▸ **REQUIREMENTS**
Copy, exactly as written, the lines that begin at the one containing "Generate a web" and end at the one containing "var years = ['2014', '2015', '2016'];". Skip any pictures in the data below.

········

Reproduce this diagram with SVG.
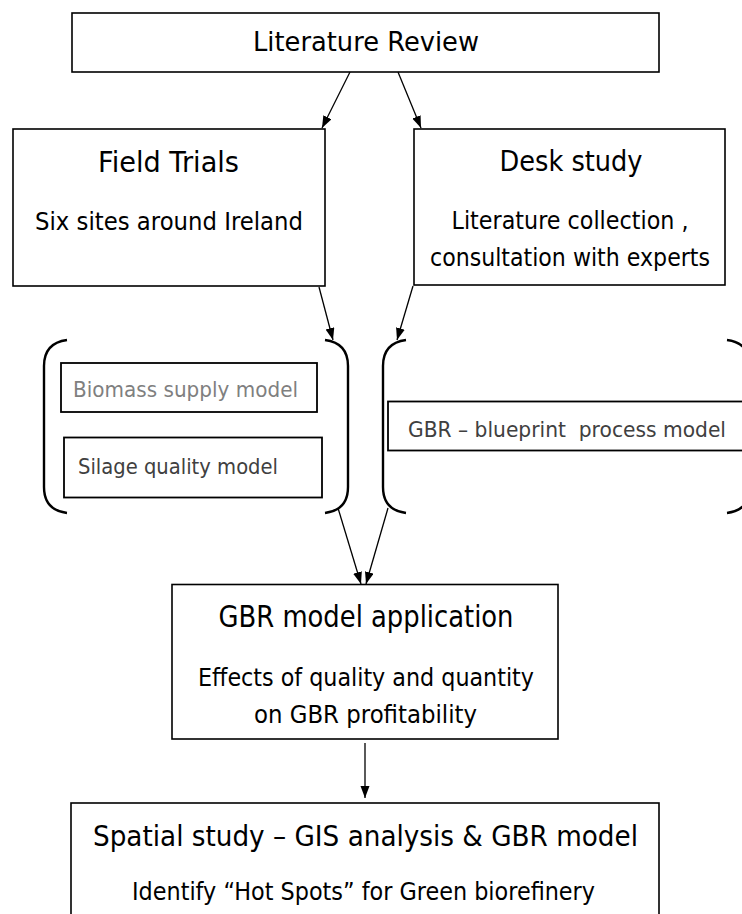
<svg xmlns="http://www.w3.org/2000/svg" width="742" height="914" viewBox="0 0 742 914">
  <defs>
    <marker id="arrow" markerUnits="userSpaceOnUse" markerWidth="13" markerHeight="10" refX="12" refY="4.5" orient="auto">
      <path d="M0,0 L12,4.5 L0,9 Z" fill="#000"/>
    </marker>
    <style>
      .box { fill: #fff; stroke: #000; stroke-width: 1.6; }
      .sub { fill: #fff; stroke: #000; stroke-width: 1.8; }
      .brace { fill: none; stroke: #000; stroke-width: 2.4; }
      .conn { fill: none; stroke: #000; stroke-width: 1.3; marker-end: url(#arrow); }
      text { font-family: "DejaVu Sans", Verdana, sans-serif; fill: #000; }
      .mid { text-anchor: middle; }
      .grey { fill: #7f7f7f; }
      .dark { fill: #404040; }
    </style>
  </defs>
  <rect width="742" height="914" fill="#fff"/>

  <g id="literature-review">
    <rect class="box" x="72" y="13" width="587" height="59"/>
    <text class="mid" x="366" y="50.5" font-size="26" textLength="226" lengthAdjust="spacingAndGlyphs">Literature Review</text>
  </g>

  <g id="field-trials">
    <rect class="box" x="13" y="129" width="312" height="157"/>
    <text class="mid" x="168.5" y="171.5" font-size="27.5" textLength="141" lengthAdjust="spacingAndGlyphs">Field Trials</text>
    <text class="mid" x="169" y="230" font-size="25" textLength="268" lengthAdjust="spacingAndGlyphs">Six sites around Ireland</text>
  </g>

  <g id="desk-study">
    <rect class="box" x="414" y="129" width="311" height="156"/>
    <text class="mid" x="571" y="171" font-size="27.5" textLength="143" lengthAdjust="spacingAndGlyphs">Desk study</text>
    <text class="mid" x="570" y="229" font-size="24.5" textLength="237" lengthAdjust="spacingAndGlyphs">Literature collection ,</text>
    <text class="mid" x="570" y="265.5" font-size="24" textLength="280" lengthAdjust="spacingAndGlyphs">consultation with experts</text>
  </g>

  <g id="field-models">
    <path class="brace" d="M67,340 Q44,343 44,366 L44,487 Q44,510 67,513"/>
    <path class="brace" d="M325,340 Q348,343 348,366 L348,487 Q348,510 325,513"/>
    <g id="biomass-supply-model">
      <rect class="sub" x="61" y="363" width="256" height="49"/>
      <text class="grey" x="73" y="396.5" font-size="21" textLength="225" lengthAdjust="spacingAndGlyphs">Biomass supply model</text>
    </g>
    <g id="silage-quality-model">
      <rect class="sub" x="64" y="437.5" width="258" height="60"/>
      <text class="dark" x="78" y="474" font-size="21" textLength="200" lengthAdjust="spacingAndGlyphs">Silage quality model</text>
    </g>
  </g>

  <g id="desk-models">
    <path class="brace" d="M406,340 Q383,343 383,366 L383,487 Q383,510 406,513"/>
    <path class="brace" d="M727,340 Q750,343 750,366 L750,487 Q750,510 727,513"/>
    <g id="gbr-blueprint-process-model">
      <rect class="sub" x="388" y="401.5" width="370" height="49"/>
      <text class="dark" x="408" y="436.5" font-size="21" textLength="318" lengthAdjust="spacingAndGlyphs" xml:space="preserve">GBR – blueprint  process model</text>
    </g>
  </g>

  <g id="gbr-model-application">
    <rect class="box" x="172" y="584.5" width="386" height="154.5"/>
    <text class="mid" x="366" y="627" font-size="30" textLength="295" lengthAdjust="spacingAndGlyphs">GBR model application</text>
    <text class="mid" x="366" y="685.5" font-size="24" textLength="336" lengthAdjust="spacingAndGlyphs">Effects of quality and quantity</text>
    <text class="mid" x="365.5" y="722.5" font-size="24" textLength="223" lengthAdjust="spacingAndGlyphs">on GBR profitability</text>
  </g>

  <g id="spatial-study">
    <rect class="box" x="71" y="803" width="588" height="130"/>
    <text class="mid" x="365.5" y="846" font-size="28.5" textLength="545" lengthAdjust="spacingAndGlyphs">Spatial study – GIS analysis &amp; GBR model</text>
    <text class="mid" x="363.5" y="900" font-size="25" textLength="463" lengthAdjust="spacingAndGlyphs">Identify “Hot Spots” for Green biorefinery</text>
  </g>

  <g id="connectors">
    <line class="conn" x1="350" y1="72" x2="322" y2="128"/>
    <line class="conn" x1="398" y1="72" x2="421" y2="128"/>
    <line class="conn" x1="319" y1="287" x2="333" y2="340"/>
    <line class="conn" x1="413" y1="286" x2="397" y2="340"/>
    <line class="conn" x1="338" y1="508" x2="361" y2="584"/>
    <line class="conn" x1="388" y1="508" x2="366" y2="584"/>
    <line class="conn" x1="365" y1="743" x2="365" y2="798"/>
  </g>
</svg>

········

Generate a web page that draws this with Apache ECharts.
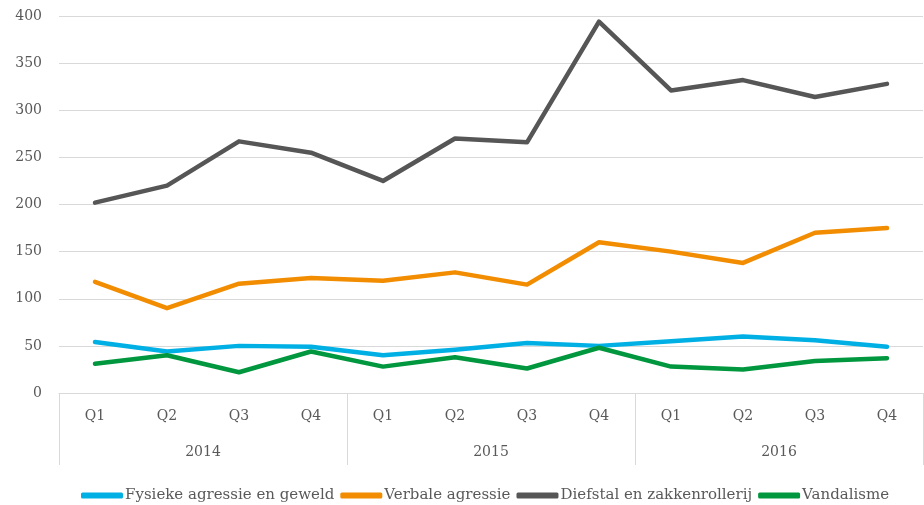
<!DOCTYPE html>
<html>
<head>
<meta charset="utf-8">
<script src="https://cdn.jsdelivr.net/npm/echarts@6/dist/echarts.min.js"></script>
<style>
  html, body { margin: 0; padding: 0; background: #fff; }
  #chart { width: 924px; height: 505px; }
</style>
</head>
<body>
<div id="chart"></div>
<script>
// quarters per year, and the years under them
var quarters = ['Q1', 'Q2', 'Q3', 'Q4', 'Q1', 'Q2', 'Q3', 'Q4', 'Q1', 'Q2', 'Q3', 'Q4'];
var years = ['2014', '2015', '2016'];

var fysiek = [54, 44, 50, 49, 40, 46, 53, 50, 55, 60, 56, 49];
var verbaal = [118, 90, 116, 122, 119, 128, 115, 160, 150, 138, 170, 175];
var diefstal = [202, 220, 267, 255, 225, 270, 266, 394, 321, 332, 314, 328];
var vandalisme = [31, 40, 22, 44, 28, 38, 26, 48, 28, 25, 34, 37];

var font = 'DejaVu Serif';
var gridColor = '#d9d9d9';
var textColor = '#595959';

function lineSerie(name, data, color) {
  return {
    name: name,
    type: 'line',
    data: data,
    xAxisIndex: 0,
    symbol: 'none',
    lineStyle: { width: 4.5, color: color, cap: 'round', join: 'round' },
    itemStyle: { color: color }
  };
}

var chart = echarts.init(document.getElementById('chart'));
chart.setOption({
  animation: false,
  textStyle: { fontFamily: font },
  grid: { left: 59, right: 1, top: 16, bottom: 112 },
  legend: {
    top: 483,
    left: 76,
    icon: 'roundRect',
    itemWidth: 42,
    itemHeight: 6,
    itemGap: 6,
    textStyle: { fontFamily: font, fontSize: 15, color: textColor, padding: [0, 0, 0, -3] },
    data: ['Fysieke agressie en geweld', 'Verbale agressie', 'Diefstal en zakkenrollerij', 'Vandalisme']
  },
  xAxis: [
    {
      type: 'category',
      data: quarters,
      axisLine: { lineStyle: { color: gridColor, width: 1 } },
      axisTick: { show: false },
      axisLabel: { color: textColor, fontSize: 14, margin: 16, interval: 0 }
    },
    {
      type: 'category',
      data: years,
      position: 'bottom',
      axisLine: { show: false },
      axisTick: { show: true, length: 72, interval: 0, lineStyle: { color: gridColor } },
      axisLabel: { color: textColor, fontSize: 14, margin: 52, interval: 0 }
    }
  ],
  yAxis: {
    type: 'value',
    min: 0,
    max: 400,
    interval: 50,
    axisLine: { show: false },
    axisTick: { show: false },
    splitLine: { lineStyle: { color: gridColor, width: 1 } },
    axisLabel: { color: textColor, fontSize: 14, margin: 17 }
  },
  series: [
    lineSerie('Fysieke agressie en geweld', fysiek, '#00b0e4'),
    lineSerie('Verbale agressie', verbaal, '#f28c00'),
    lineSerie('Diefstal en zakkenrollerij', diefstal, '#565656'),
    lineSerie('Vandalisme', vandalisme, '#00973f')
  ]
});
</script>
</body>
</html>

········

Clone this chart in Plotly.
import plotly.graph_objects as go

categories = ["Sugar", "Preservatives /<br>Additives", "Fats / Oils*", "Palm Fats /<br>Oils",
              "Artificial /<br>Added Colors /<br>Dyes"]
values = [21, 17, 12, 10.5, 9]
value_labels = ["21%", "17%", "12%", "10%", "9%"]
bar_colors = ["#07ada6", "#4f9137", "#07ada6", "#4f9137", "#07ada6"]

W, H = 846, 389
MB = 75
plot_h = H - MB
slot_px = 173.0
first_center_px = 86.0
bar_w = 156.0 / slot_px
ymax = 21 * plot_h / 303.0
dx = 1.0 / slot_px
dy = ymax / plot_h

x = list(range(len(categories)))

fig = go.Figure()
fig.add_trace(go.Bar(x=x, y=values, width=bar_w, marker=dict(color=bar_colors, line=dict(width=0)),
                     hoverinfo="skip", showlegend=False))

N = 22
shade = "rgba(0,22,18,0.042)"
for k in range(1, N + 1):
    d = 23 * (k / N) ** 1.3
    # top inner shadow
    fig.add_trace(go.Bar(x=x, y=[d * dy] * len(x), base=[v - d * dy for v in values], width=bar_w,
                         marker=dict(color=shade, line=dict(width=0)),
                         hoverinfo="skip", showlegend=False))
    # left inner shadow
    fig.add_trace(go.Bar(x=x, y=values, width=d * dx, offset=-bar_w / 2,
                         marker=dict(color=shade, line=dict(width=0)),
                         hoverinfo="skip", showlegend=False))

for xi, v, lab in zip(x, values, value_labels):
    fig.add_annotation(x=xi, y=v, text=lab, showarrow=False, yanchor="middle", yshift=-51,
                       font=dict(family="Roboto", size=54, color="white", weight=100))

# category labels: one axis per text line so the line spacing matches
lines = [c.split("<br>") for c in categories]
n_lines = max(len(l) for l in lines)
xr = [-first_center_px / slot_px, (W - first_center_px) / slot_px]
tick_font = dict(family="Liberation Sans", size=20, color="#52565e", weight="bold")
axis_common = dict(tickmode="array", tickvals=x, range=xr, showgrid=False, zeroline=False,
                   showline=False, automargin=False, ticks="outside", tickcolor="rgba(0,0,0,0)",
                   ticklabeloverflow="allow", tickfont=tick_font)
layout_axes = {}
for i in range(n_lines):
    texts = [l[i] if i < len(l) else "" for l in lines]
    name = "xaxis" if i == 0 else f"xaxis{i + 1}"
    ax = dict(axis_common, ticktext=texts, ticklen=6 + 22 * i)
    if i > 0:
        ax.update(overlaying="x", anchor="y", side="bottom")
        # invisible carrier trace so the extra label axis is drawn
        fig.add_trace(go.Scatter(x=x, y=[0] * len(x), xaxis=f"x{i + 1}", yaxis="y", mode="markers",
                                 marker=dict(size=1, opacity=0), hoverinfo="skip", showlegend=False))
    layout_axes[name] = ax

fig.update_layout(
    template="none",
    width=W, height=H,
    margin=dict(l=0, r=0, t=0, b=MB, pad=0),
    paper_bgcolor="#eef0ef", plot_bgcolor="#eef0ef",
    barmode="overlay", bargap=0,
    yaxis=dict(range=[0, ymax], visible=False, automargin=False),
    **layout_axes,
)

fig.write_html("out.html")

········

▸ **SOLUTION TO THIS EXERCISE**
Generate a web page that draws this with Apache ECharts.
<!DOCTYPE html>
<html>
<head>
<meta charset="utf-8">
<script src="https://cdn.jsdelivr.net/npm/echarts@6/dist/echarts.min.js"></script>
<style>
  html, body { margin: 0; padding: 0; background: #fff; }
  #chart { width: 924px; height: 505px; }
</style>
</head>
<body>
<div id="chart"></div>
<script>
// quarters per year, and the years under them
var quarters = ['Q1', 'Q2', 'Q3', 'Q4', 'Q1', 'Q2', 'Q3', 'Q4', 'Q1', 'Q2', 'Q3', 'Q4'];
var years = ['2014', '2015', '2016'];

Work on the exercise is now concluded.